If You Enjoy Everdell Silverfrost
Players drawn to Silverfrost typically appreciate worker placement games with tight economies, such as Agricola or Brass. The resource scarcity and multi-use card mechanics echo games like Innovation or Dominion, where knowing when to deploy your limited tools creates engaging decision points. Those who love optimizing engine-building within constrained systems, like in Splendor or Tableau-building games, will find deep satisfaction in stacking chimneys, quests, and production activations. Fans of thematic games where mechanics reinforce narrative will appreciate how fire and snow create a genuine struggle against the environment, rather than arbitrary penalties.
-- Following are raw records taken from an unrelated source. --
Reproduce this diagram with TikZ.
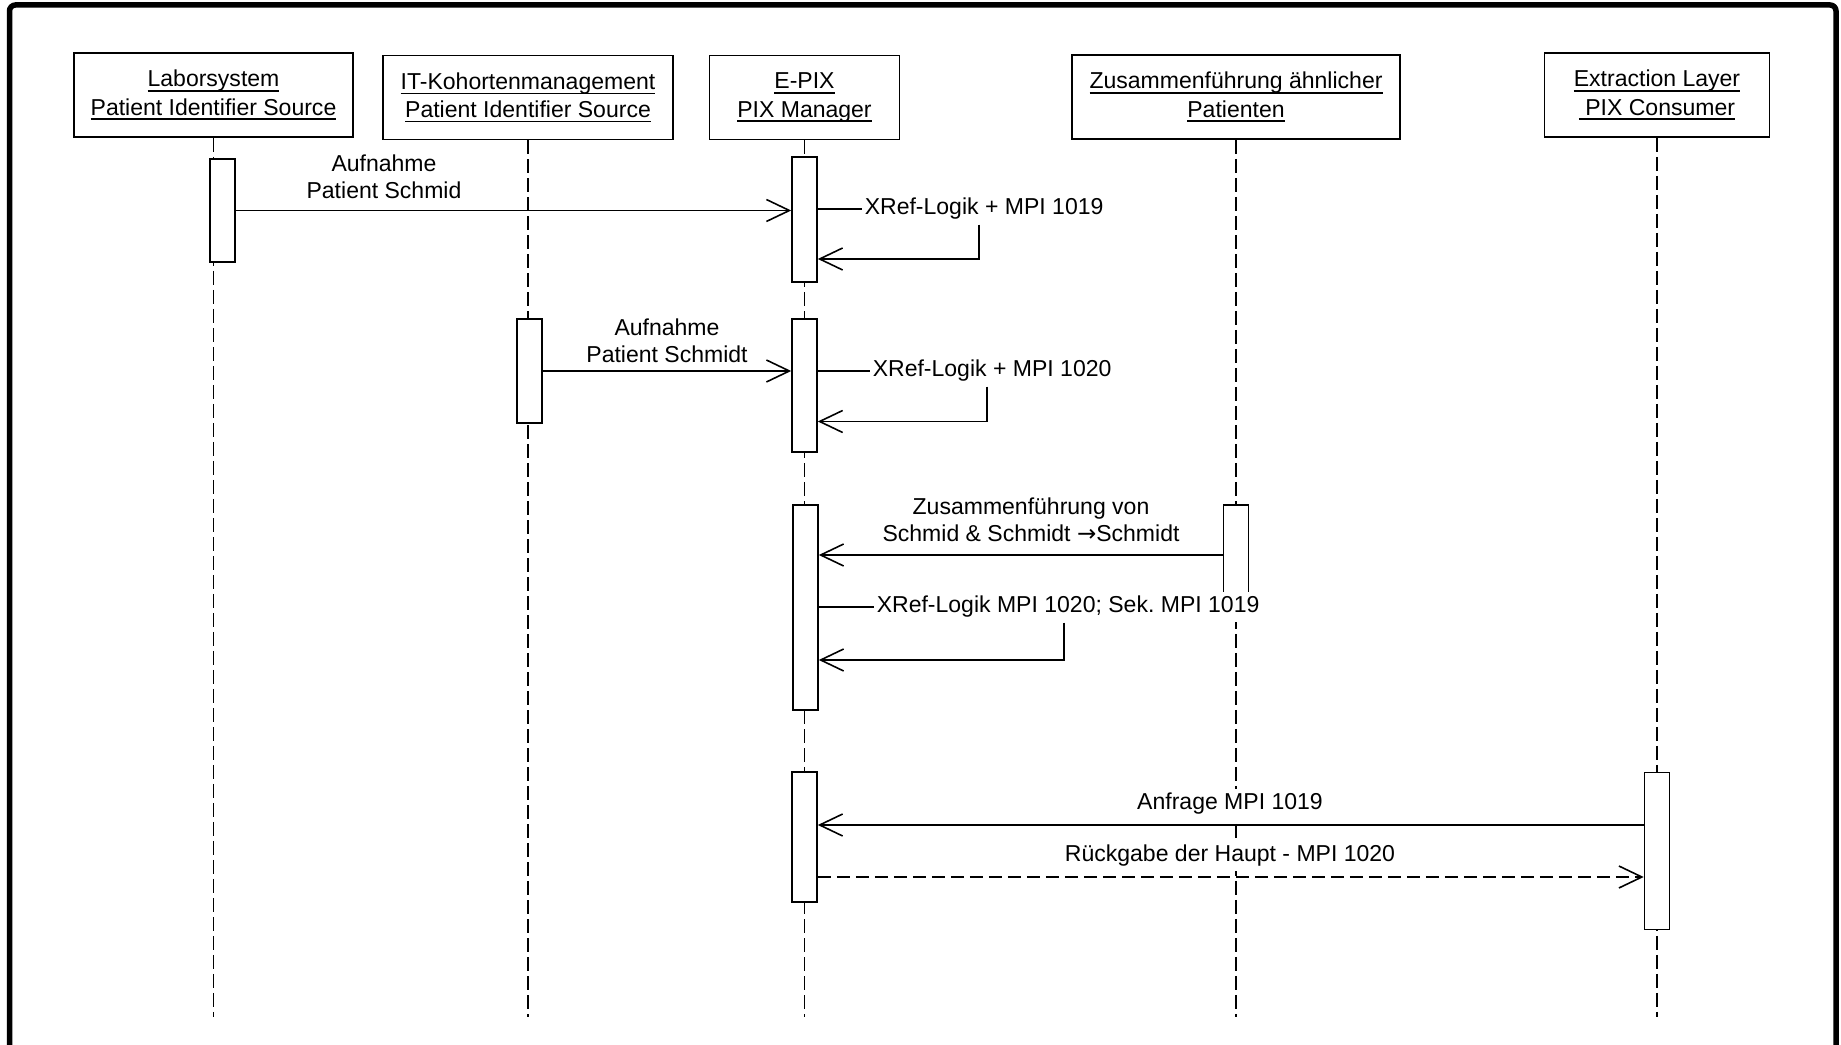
\documentclass[tikz,border=0pt]{standalone}
\usepackage{fontspec}
\setmainfont{Liberation Sans}
\newfontfamily\arrowfont{DejaVu Sans}
\usetikzlibrary{shapes.geometric, arrows.meta}
\frenchspacing

\newcommand{\ulbox}[1]{\leavevmode\setbox0\hbox{#1}\rlap{\rule[-1.3pt]{\wd0}{0.4pt}}\box0}

\tikzstyle{arrow} = [->, >={Straight Barb[length=2.3mm,width=2.2mm]}]
\tikzstyle{actor} = [rectangle, minimum height=8.4mm, text centered, align=center, draw=black, fill=white, font=\fontsize{6.55}{8}\selectfont]
\tikzstyle{actbar} = [rectangle, minimum width=2.5mm, inner sep=0pt, draw=black, fill=white]
\tikzstyle{msglabel} = [fill=white, inner xsep=0.2mm, inner ysep=0.4mm, align=center, font=\fontsize{6.55}{7.8}\selectfont]
\tikzstyle{lifeline} = [dash pattern=on 1.4mm off 0.5mm]

\begin{document}
\begin{tikzpicture}[x=0.1mm, y=-0.1mm, line width=0.45pt]

\useasboundingbox (0,0) rectangle (1841,1045);
\draw[line width=0.55mm, rounded corners=0.6mm] (9.5,1045) -- (9.5,5) -- (1836,5) -- (1836,1045);

\node (lab) [actor, minimum width=27.9mm] at (213.5,95) {\ulbox{Laborsystem}\\\ulbox{Patient Identifier Source}};
\node (it) [actor, minimum width=29mm] at (528,97.5) {\ulbox{IT-Kohortenmanagement}\\\ulbox{Patient Identifier Source}};
\node (epix) [actor, minimum width=19mm] at (804.5,97.5) {\ulbox{E-PIX}\\\ulbox{PIX Manager}};
\node (zus) [actor, minimum width=32.8mm] at (1236,97) {\ulbox{Zusammenführung ähnlicher}\\\ulbox{Patienten}};
\node (ext) [actor, minimum width=22.5mm] at (1657,95) {\ulbox{Extraction Layer}\\\ulbox{ PIX Consumer}};

\coordinate (bottom) at (0,1017);

\draw[lifeline] (lab) -- (lab |- bottom);
\draw[lifeline] (it) -- (it |- bottom);
\draw[lifeline] (epix) -- (epix |- bottom);
\draw[lifeline] (zus) -- (zus |- bottom);
\draw[lifeline] (ext) -- (ext |- bottom);

\node (labAct) [actbar, minimum height=10.3mm] at (222.5,210.5) {};
\node (epixA1) [actbar, minimum height=12.5mm] at (804.5,219.5) {};
\node (itAct) [actbar, minimum height=10.4mm] at (529.5,371) {};
\node (epixA2) [actbar, minimum height=13.3mm] at (804.5,385.5) {};
\node (epixA3) [actbar, minimum height=20.5mm] at (805.5,607.5) {};
\node (zusAct) [actbar, minimum height=10mm] at (1236,555) {};
\node (epixA4) [actbar, minimum height=13mm] at (804.5,837) {};
\node (extAct) [actbar, minimum height=15.7mm] at (1657,851) {};

% Aufnahme Schmid
\draw [arrow] (labAct.east) -- (labAct.east -| epixA1.west);
\node (aufn1) [msglabel] at (384,176.5) {Aufnahme\\Patient Schmid};
\node (xref1) [msglabel, anchor=west] at (862,209) {XRef-Logik + MPI 1019};
\draw (epixA1.east |- xref1) -- (xref1.west);
\draw [arrow] ([xshift=-0.5mm]xref1.south) |- ([yshift=-3.95mm]epixA1.east);

% Aufnahme Schmidt
\draw [arrow] (itAct.east) -- (itAct.east -| epixA2.west);
\node (aufn2) [msglabel] at (667,341) {Aufnahme\\Patient Schmidt};
\node (xref2) [msglabel, anchor=west] at (870,371) {XRef-Logik + MPI 1020};
\draw (epixA2.east |- xref2) -- (xref2.west);
\draw [arrow] ([xshift=-0.5mm]xref2.south) |- ([yshift=-3.6mm]epixA2.east);

% Zusammenfuehrung
\draw [arrow] (zusAct.west) -- (zusAct.west -| epixA3.east);
\node (merge) [msglabel] at (1031,519.5) {Zusammenführung von\\Schmid \& Schmidt {\arrowfont →}Schmidt};
\node (xref3) [msglabel, anchor=west] at (874,607) {XRef-Logik MPI 1020; Sek. MPI 1019};
\draw (epixA3.east |- xref3) -- (xref3.west);
\draw [arrow] ([xshift=-0.4mm]xref3.south) |- ([yshift=-5.25mm]epixA3.east);

% Anfrage
\draw [arrow] ([yshift=2.6mm]extAct.west) -- ([yshift=2.6mm]extAct.west -| epixA4.east);
\node (anfrage) [msglabel] at (1230,804) {Anfrage MPI 1019};
\draw [arrow, dash pattern=on 1.3mm off 0.6mm] ([yshift=-2.6mm]extAct.west -| epixA4.east) -- ([yshift=-2.6mm]extAct.west);
\node (rueck) [msglabel] at (1230,856) {Rückgabe der Haupt - MPI 1020};

\end{tikzpicture}
\end{document}
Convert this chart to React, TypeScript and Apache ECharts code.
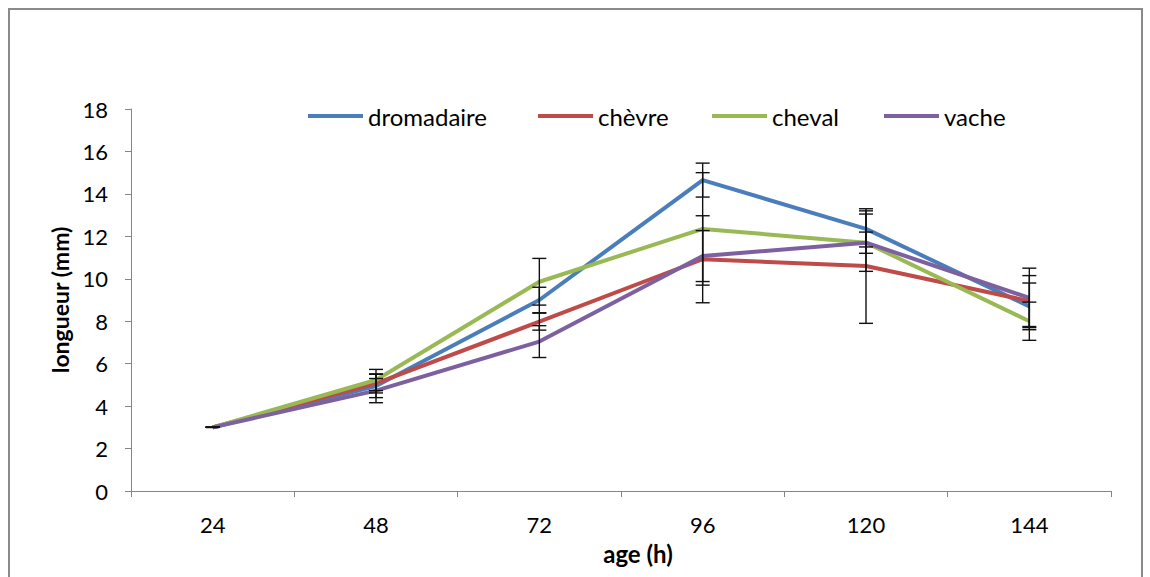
import React, { useEffect, useRef } from "react";
import * as echarts from "echarts";

const categories = ["24", "48", "72", "96", "120", "144"];
const seriesNames = ["dromadaire", "chèvre", "cheval", "vache"];
const dromadaire = [3.0, 4.95, 9.0, 14.65, 12.35, 8.7];
const chevre = [3.0, 5.07, 7.98, 10.92, 10.6, 8.95];
const cheval = [3.0, 5.23, 9.86, 12.35, 11.7, 8.0];
const vache = [3.0, 4.73, 7.04, 11.07, 11.7, 9.1];
const errDromadaire = [0, 0.55, 0.6, 0.8, 0.85, 1.1];
const errChevre = [0, 0.45, 0.4, 2.05, 2.7, 1.2];
const errCheval = [0, 0.5, 1.1, 2.65, 0.5, 0.9];
const errVache = [0, 0.57, 0.75, 1.2, 1.35, 1.4];
const colors = ["#4A7EBB", "#BE4B48", "#98B954", "#7D60A0"];

const FONT = "Lato, 'Open Sans', sans-serif";

export default function App() {
  const ref = useRef<HTMLDivElement>(null);
  useEffect(() => {
    document.body.style.margin = "0";
    const chart = echarts.init(ref.current!, null, { renderer: "svg" });
    const values = [dromadaire, chevre, cheval, vache];
    const errs = [errDromadaire, errChevre, errCheval, errVache];
    const lineSeries = values.map((v, i) => ({
      name: seriesNames[i],
      type: "line",
      data: v,
      symbol: "none",
      lineStyle: { width: 4, color: colors[i] },
      itemStyle: { color: colors[i] },
      z: 2,
    }));
    const errSeries = values.map((v, i) => ({
      type: "custom",
      z: 3,
      silent: true,
      data: v.map((y, k) => [k, y - errs[i][k], y + errs[i][k]]),
      renderItem: (params: any, api: any) => {
        const x = api.value(0);
        const lo = api.coord([x, api.value(1)]);
        const hi = api.coord([x, api.value(2)]);
        const cw = 7;
        const style = { stroke: "#111", lineWidth: 1.4 };
        return {
          type: "group",
          children: [
            { type: "line", shape: { x1: lo[0], y1: lo[1], x2: hi[0], y2: hi[1] }, style },
            { type: "line", shape: { x1: lo[0] - cw, y1: lo[1], x2: lo[0] + cw, y2: lo[1] }, style },
            { type: "line", shape: { x1: hi[0] - cw, y1: hi[1], x2: hi[0] + cw, y2: hi[1] }, style },
          ],
        };
      },
    }));
    const legendLefts = [308, 538, 712, 884];
    chart.setOption({
      animation: false,
      textStyle: { fontFamily: FONT },
      graphic: [
        {
          type: "rect",
          shape: { x: 9, y: 9, width: 1133, height: 620 },
          style: { fill: "none", stroke: "#8a8a8a", lineWidth: 2 },
        },
      ],
      legend: seriesNames.map((n, i) => ({
        data: [n],
        left: legendLefts[i],
        top: 104,
        padding: 0,
        icon: "rect",
        itemWidth: 55,
        itemHeight: 4,
        itemGap: 0,
        textStyle: { fontSize: 24, color: "#000", fontFamily: FONT },
      })),
      grid: { left: 131, right: 39, top: 109, bottom: 86 },
      xAxis: {
        type: "category",
        data: categories,
        boundaryGap: true,
        name: "age (h)",
        nameLocation: "middle",
        nameGap: 50,
        nameTextStyle: { fontSize: 24, fontWeight: "bold", color: "#000", fontFamily: FONT, padding: [0, 0, 0, 34] },
        axisLine: { lineStyle: { color: "#868686", width: 1 } },
        axisTick: { show: true, length: 6, inside: false, alignWithLabel: false, lineStyle: { color: "#868686" } },
        axisLabel: { fontSize: 22, color: "#000", margin: 22, fontFamily: FONT },
        splitLine: { show: false },
      },
      yAxis: {
        type: "value",
        min: 0,
        max: 18,
        interval: 2,
        name: "longueur (mm)",
        nameLocation: "middle",
        nameGap: 60,
        nameTextStyle: { fontSize: 23, fontWeight: "bold", color: "#000", fontFamily: FONT },
        axisLine: { show: true, lineStyle: { color: "#868686", width: 1 } },
        axisTick: { show: true, length: 6, lineStyle: { color: "#868686" } },
        axisLabel: { fontSize: 22, color: "#000", margin: 23, fontFamily: FONT },
        splitLine: { show: false },
      },
      series: [...lineSeries, ...errSeries],
    });
    return () => chart.dispose();
  }, []);
  return <div ref={ref} style={{ width: 1150, height: 577 }} />;
}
The solo-mode support also appeals to those who enjoy playing solo games where the puzzle feels personally challenging rather than randomized.
What Reviewers Are Saying
"I think that Everdell Silver Frost has addressed some of the concerns I had with the cutthroatness of it with the turn order and sometimes just the bad timing of things where players get to the one thing you need. With the ranger, you're not totally hosed, you can come here with your ranger and get what you need and now you can keep playing."
— Tabletop Tolson
"Everything discards, get a brand new map card and we are going to begin again. You're not fighting other players with the snow. You're kind of fighting winter itself. This is a cool feature. I really like the big critters a lot in the beacon. There are a variety of ways to pay fire to do things and fire becomes a really nice rare commodity in this game."
— Tabletop Tolson
"Getting rid of this snow is going to be worth it in the long run. The city is pretty balanced. I have production capacity, I have critters. Everything is synergizing together nicely. Everdell is satisfying. At the end of the day, you're getting more Everdell. And if you've played a whole bunch of Everdell, then having to deal with the snow is a welcome change."